== EXERCISE BRIEF ==
Find each line with the word "chart" in it, then give the total alone.

== RECORDS PROVIDED ==
————————

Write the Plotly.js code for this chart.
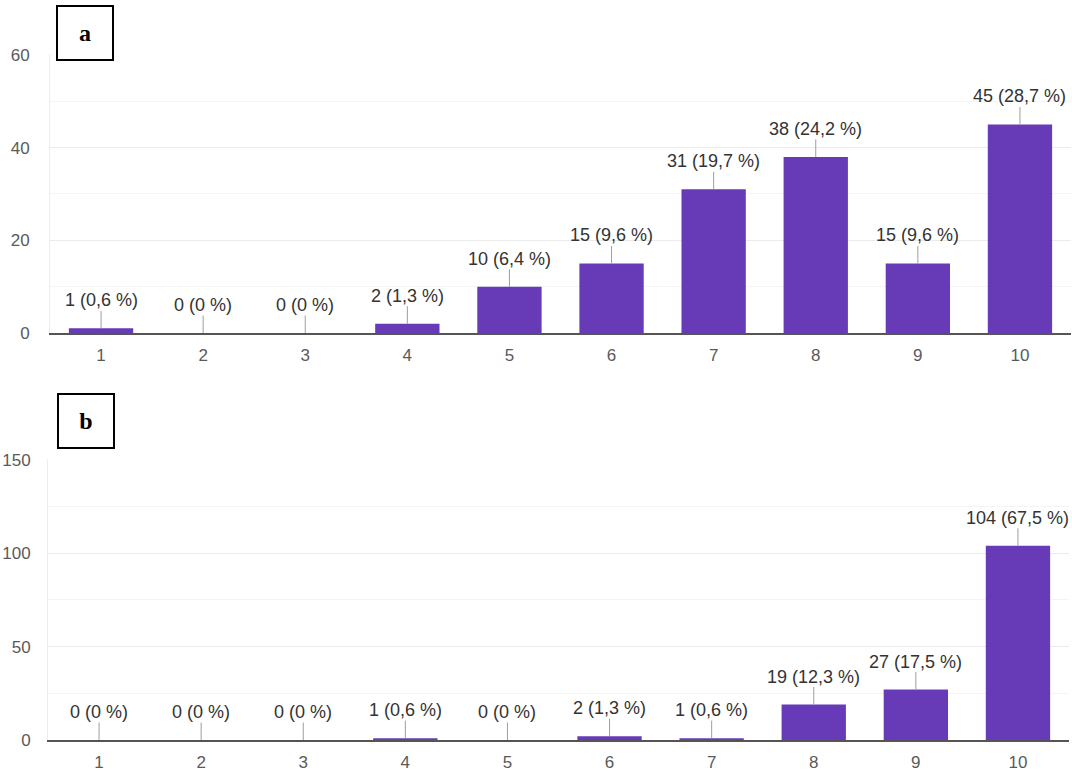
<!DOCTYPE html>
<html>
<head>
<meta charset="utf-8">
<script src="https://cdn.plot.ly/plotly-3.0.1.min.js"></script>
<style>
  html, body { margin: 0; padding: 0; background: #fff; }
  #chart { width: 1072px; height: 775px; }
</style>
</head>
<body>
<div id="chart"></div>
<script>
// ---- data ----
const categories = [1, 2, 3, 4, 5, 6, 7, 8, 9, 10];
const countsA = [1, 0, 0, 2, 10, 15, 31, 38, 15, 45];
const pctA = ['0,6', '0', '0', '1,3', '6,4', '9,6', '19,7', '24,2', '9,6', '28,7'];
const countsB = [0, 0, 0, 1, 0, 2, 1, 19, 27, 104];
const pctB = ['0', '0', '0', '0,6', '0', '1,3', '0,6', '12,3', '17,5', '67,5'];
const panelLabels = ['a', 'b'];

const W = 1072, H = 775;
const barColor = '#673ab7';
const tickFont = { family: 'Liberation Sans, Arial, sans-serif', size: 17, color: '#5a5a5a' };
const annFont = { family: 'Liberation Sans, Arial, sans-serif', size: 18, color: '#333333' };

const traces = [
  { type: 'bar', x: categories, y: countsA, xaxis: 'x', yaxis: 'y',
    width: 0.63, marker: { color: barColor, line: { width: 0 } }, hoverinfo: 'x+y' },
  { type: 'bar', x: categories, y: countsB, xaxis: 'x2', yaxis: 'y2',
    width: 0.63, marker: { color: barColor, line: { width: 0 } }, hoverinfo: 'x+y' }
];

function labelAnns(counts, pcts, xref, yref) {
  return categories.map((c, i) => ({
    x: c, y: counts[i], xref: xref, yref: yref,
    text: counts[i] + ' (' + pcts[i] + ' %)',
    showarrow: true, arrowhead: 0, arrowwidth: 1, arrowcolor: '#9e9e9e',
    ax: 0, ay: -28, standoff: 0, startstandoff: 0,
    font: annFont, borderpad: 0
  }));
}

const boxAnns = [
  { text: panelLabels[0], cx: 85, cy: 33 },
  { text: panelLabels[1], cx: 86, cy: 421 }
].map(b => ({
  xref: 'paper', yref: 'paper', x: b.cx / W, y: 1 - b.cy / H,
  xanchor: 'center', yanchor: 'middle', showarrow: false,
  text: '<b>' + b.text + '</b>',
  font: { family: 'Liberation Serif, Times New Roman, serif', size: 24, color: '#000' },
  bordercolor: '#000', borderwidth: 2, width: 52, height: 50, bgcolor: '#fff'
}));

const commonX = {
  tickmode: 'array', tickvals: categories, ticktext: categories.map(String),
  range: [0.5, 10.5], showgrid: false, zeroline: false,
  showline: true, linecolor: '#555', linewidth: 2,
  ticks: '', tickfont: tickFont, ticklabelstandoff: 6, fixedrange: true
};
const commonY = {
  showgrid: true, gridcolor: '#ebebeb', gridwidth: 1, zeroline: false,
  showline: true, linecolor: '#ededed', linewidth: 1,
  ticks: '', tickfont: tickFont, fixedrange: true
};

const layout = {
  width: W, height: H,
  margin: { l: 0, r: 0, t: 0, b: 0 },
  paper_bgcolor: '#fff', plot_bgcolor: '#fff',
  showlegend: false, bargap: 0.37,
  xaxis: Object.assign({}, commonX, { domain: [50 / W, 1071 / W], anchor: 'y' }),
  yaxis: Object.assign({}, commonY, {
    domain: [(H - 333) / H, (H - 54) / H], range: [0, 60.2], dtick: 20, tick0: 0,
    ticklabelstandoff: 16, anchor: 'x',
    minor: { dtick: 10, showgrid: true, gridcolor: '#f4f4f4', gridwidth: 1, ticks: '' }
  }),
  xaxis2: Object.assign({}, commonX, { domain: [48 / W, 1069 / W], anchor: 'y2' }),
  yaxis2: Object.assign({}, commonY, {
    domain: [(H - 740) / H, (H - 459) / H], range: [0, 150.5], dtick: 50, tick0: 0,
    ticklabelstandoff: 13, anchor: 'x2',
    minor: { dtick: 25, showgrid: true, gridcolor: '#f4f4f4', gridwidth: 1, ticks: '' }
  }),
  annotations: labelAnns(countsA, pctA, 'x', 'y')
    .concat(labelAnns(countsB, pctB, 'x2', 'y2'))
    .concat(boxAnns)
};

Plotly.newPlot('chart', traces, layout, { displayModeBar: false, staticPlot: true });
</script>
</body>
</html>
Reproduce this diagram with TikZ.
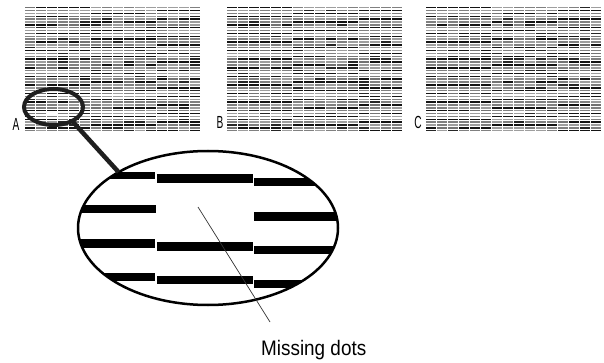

————————

== EXPECTED OUTPUT ==
4